Properly-prepared children burst out with whatever frightens them most
at home, in nature, or wherever, and can learn those words immediately
and permanently on the first reading. She is quite disdainful of stock
first-grade readers.
> Do you have already any vision about how to make that happen? I have
> seen lately several people interested in working on better tools for
> reading, may be a very interesting opportunity.

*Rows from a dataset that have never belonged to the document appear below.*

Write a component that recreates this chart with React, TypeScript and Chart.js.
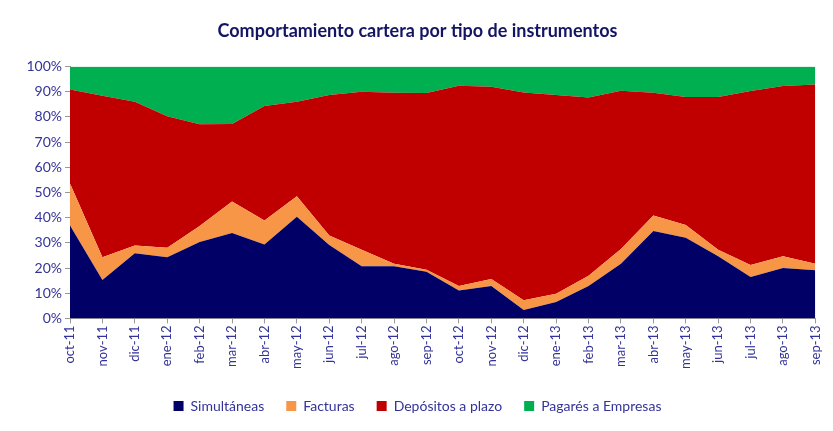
import React, { useEffect, useRef } from "react";
import { Chart, registerables } from "chart.js";

Chart.register(...registerables);

const categories = [
  "oct-11", "nov-11", "dic-11", "ene-12", "feb-12", "mar-12", "abr-12", "may-12",
  "jun-12", "jul-12", "ago-12", "sep-12", "oct-12", "nov-12", "dic-12", "ene-13",
  "feb-13", "mar-13", "abr-13", "may-13", "jun-13", "jul-13", "ago-13", "sep-13",
];

const simultaneas = [
  36.9, 15.2, 25.9, 24.3, 30.3, 33.9, 29.3, 40.4, 29.1, 20.7, 20.7, 18.5,
  11.1, 12.9, 3.3, 6.5, 12.9, 21.7, 34.7, 32.0, 24.7, 16.4, 20.0, 19.1,
];
const facturas = [
  16.7, 9.1, 3.0, 3.8, 6.4, 12.5, 9.6, 8.1, 3.8, 6.6, 1.0, 0.8,
  1.8, 2.7, 3.9, 3.3, 4.0, 5.9, 6.2, 5.1, 2.6, 4.8, 4.7, 2.6,
];
const depositos = [
  37.3, 64.1, 57.1, 52.2, 40.4, 30.8, 45.5, 37.5, 55.8, 62.7, 67.9, 70.2,
  79.5, 76.4, 82.5, 78.9, 70.8, 62.8, 48.7, 50.8, 60.6, 69.1, 67.6, 71.2,
];
const pagares = [
  9.1, 11.6, 14.0, 19.7, 22.9, 22.8, 15.6, 14.0, 11.3, 10.0, 10.4, 10.5,
  7.6, 8.0, 10.3, 11.3, 12.3, 9.6, 10.4, 12.1, 12.1, 9.7, 7.7, 7.1,
];

const seriesNames = ["Simultáneas", "Facturas", "Depósitos a plazo", "Pagarés a Empresas"];
const seriesColors = ["#000066", "#F79646", "#C00000", "#00B050"];

const FONT = "Lato, 'Open Sans', sans-serif";
const TEXT = "#333399";

export default function App() {
  const ref = useRef<HTMLCanvasElement>(null);

  useEffect(() => {
    if (!ref.current) return;
    const data = [simultaneas, facturas, depositos, pagares];
    const chart = new Chart(ref.current, {
      type: "line",
      data: {
        labels: categories,
        datasets: data.map((d, i) => ({
          label: seriesNames[i],
          data: d,
          backgroundColor: seriesColors[i],
          borderColor: seriesColors[i],
          borderWidth: 0,
          pointRadius: 0,
          tension: 0,
          fill: i === 0 ? "origin" : "-1",
        })),
      },
      options: {
        animation: false,
        responsive: false,
        maintainAspectRatio: false,
        layout: { padding: { left: 10, right: 16, top: 0, bottom: 0 } },
        plugins: {
          title: {
            display: true,
            text: "Comportamiento cartera por tipo de instrumentos",
            color: "#141464",
            font: { family: FONT, size: 18, weight: "bold" },
            padding: { top: 12, bottom: 25 },
          },
          legend: {
            position: "bottom",
            labels: {
              color: TEXT,
              font: { family: FONT, size: 14 },
              boxWidth: 10,
              boxHeight: 10,
              padding: 22,
              useBorderRadius: false,
            },
          },
          tooltip: { enabled: false },
        },
        scales: {
          x: {
            offset: false,
            grid: { drawOnChartArea: false, drawTicks: true, tickLength: 5, color: "#999999" },
            border: { color: "#999999" },
            ticks: {
              color: TEXT,
              font: { family: FONT, size: 13 },
              maxRotation: 90,
              minRotation: 90,
              autoSkip: false,
              padding: 2,
            },
            afterFit: (scale: any) => {
              scale.height = scale.height + 6;
            },
          },
          y: {
            stacked: true,
            min: 0,
            max: 100,
            grid: { drawOnChartArea: false, drawTicks: true, tickLength: 5, color: "#999999" },
            border: { color: "#999999" },
            ticks: {
              stepSize: 10,
              color: TEXT,
              font: { family: FONT, size: 14 },
              callback: (v: any) => v + "%",
              padding: 3,
            },
            afterFit: (scale: any) => {
              scale.width = 52;
            },
          },
        },
      },
    });
    return () => chart.destroy();
  }, []);

  return (
    <div style={{ width: 825, height: 415 }}>
      <canvas ref={ref} width={825} height={415} style={{ width: 825, height: 415, display: "block" }} />
    </div>
  );
}
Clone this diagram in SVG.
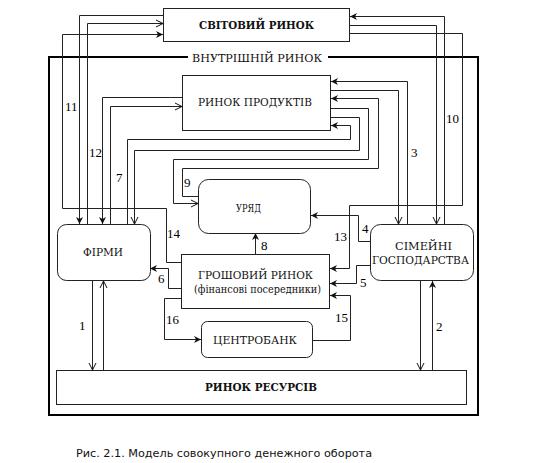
<svg xmlns="http://www.w3.org/2000/svg" width="543" height="463" viewBox="0 0 543 463">
<defs>
<marker id="af" markerUnits="userSpaceOnUse" markerWidth="9" markerHeight="8" refX="7" refY="3.5" orient="auto" overflow="visible">
<path d="M0,0 L7,3.5 L0,7 L2,3.5 z" fill="#111"/>
</marker>
<marker id="ao" markerUnits="userSpaceOnUse" markerWidth="9" markerHeight="8" refX="7" refY="3.5" orient="auto" overflow="visible">
<path d="M0,0 L7,3.5 L0,7" fill="none" stroke="#111" stroke-width="1"/>
</marker>
</defs>
<style>
.box{fill:#fff;stroke:#222;stroke-width:1}
.t{font-family:"DejaVu Serif",serif;font-size:11.5px;fill:#111;text-anchor:middle}
.b{font-weight:bold}
.n{font-family:"Liberation Serif","DejaVu Serif",serif;font-size:13px;fill:#000}
.c{fill:none;stroke:#222;stroke-width:1}
.f{marker-end:url(#af)}
.o{marker-end:url(#ao)}
.cap{font-family:"DejaVu Sans",Verdana,sans-serif;font-size:11px;fill:#111}
</style>
<rect width="543" height="463" fill="#fff"/>
<path d="M188,57 H49 V415 H478 V57 H328" fill="none" stroke="#000" stroke-width="2"/>
<text class="t" x="257" y="61.5" textLength="130" lengthAdjust="spacingAndGlyphs">ВНУТРІШНІЙ РИНОК</text>

<g id="connectors">
<path class="c f" d="M163,15.5 H79.5 V224"/>
<path class="c o" d="M87.5,224 V23.5 H163"/>
<path class="c f" d="M181,262.5 H166.5 V208.5 H62.5 V34.5 H163"/>
<path class="c f" d="M182,97.5 H102.5 V224"/>
<path class="c o" d="M110.5,224 V106.5 H182"/>
<path class="c f" d="M127.5,224 V139.5 H350.5 V125.5 H331"/>
<path class="c o" d="M331,117.5 H359.5 V150.5 H134.5 V224"/>
<path class="c o" d="M331,108.5 H368.5 V159.5 H173.5 V203.5 H198"/>
<path class="c f" d="M198,196.5 H182.5 V168.5 H378.5 V98.5 H331"/>
<path class="c f" d="M407.5,224 V81.5 H331"/>
<path class="c o" d="M331,90.5 H398.5 V224"/>
<path class="c f" d="M444.5,224 V16.5 H350"/>
<path class="c o" d="M350,25.5 H436.5 V224"/>
<path class="c f" d="M350,33.5 H462.5 V205.5 H349.5 V268.5 H330"/>
<path class="c f" d="M370,241.5 H358.5 V215.5 H311"/>
<path class="c f" d="M370,265.5 H356.5 V283.5 H330"/>
<path class="c f" d="M313,340.5 H350.5 V295.5 H330"/>
<path class="c f" d="M255.5,254 V233"/>
<path class="c f" d="M181,288.5 H168.5 V268.5 H150"/>
<path class="c f" d="M181,298.5 H164.5 V339.5 H201"/>
<path class="c o" d="M92.5,281 V370"/>
<path class="c o" d="M103.5,370 V281"/>
<path class="c o" d="M420.5,281 V370"/>
<path class="c f" d="M432.5,370 V281"/>
</g>

<g id="labels">
<text class="n" x="65" y="111">11</text>
<text class="n" x="89" y="157">12</text>
<text class="n" x="116" y="182">7</text>
<text class="n" x="184" y="187">9</text>
<text class="n" x="167" y="238">14</text>
<text class="n" x="158" y="283">6</text>
<text class="n" x="261" y="250">8</text>
<text class="n" x="166" y="324">16</text>
<text class="n" x="79" y="330">1</text>
<text class="n" x="411" y="157">3</text>
<text class="n" x="446" y="123">10</text>
<text class="n" x="362" y="233">4</text>
<text class="n" x="334" y="241">13</text>
<text class="n" x="360" y="287">5</text>
<text class="n" x="335" y="322">15</text>
<text class="n" x="436" y="331">2</text>
</g>

<g id="svitovyi-rynok">
<rect class="box" x="163.5" y="8.5" width="186" height="33"/>
<text class="t b" x="256.5" y="28.5" textLength="115" lengthAdjust="spacingAndGlyphs">СВІТОВИЙ РИНОК</text>
</g>
<g id="rynok-produktiv">
<rect class="box" x="182.5" y="75.5" width="148" height="55"/>
<text class="t" x="255" y="105.5" textLength="114" lengthAdjust="spacingAndGlyphs">РИНОК ПРОДУКТІВ</text>
</g>
<g id="uriad">
<rect class="box" x="198.5" y="179.5" width="112" height="54" rx="10"/>
<text class="t" x="248.5" y="212" textLength="25" lengthAdjust="spacingAndGlyphs">УРЯД</text>
</g>
<g id="firmy">
<rect class="box" x="57.5" y="224.5" width="93" height="56" rx="9"/>
<text class="t" x="103" y="256" textLength="40" lengthAdjust="spacingAndGlyphs">ФІРМИ</text>
</g>
<g id="simeini-hospodarstva">
<rect class="box" x="370.5" y="224.5" width="103" height="56" rx="10"/>
<text class="t" x="423.5" y="250" textLength="57" lengthAdjust="spacingAndGlyphs">СІМЕЙНІ</text>
<text class="t" x="420.5" y="263.5" textLength="97" lengthAdjust="spacingAndGlyphs">ГОСПОДАРСТВА</text>
</g>
<g id="hroshovyi-rynok">
<rect class="box" x="181.5" y="254.5" width="148" height="54"/>
<text class="t" x="255.5" y="279" font-size="10.5" textLength="115" lengthAdjust="spacingAndGlyphs">ГРОШОВИЙ РИНОК</text>
<text class="t" x="257.5" y="293" font-size="10.5" textLength="127" lengthAdjust="spacingAndGlyphs">(фінансові посередники)</text>
</g>
<g id="tsentrobank">
<rect class="box" x="201.5" y="321.5" width="111" height="36" rx="6"/>
<text class="t" x="255" y="344" textLength="84" lengthAdjust="spacingAndGlyphs">ЦЕНТРОБАНК</text>
</g>
<g id="rynok-resursiv">
<rect class="box" x="56.5" y="370.5" width="410" height="34"/>
<text class="t b" x="261" y="391" textLength="112" lengthAdjust="spacingAndGlyphs">РИНОК РЕСУРСІВ</text>
</g>

<text class="cap" x="76" y="457" textLength="296" lengthAdjust="spacingAndGlyphs">Рис. 2.1. Модель совокупного денежного оборота</text>
</svg>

We have to think about a course of reading that captures the child's
imagination. That is not inherently hard to do, but requires
customization to the individual child's interests. Or rather, it
requires sufficient resources to allow the child to customize the
path. (In my youth, that meant checking the ads in the back of every
book I read, and browsing in the library. We can easily adapt this to
the online experience. Nowadays, I use Goodreads occasionally to see
what my friends are reading.) It also means engaging children in
writing their own stories and passing them around to read.
But first, we have to get the child to sufficient fluency of reading
so that the mechanics are not a barrier to enjoyment. Among other
things, this means making provision for dyslexia, which Nicholas
Negroponte can tell us about, and for emotional problems, which
Ashton-Warner describes. Boredom is the greatest obstacle I know of,
whether because of poorly chosen content or failure to achieve
fluency.
We have a starting point for achieving fluency naturally in the
karaoke-colored TTS speech engine under development. We need to
provide it as a resource to all Activities that deal in text. We
definitely want it to be able to read stories to the children.
We also should use it to create a singalong program stocked with folk
songs of the culture, because Same-Language-Subtitled Bollywood
musicals and TV singalongs have proven to be the best literacy program
in India, and indeed anywhere in the world. Singing engages parts of
the brain that are not involved in reading text, and makes singing
both more enjoyable and more memorable than reading text. Rhyme and
meter are also important aids to memory and to enjoyment.
Thus I suggest a pervasive integration of reading and music, starting
with song, and proceeding to reading and then writing, and at the same
time to musical performance and composition. There are several models
to draw on for each part. Zoltan Kodaly's music education program for
Hungary, for example, or the Dutch and Danish practice of teaching
every child to play a wooden recorder. (According to Montessori
principles, this will work much better than plastic. I don't know
whether there is research to back up that claim, but I can tell you
from decades of experience that wooden recorders just sound better
than plastic ones. Always.) You get kindergarten classes that sound
like church organs on a 4' flute stop.
I am sure that there are traditional methods that we could take
advantage of, used in countries where song and in some cases dance are
inherent in the culture, as in Wales and some parts of South Africa,
among others. I have taught pre-school multilingual music classes,
using methods taught to me by Julie Wong of Music Around the World.
Coming back to the portfolio method, we want to have children write,
draw, take pictures, compose, and perform music, all as naturally as
speaking, and be able to bring them all together to make a point or
explain a subject, or just to show something that is important to the
child.
Then we want the Journal to have the capacity of a Dynabook, to record
and preserve all of the child's work all throughout school. How much
storage would you want, Alan? Then I can calculate when Moore's law
will give us that. Not too many years from now, I would say.
> Regards,
>
> Tomeu
>
>> Best wishes,
>>
>> Alan
--
Silent Thunder (默雷/धर्ममेघशब्दगर्ज/دھرممیگھشبدگر ج) is my name
And Children are my nation.
The Cosmos is my dwelling place, The Truth my destination.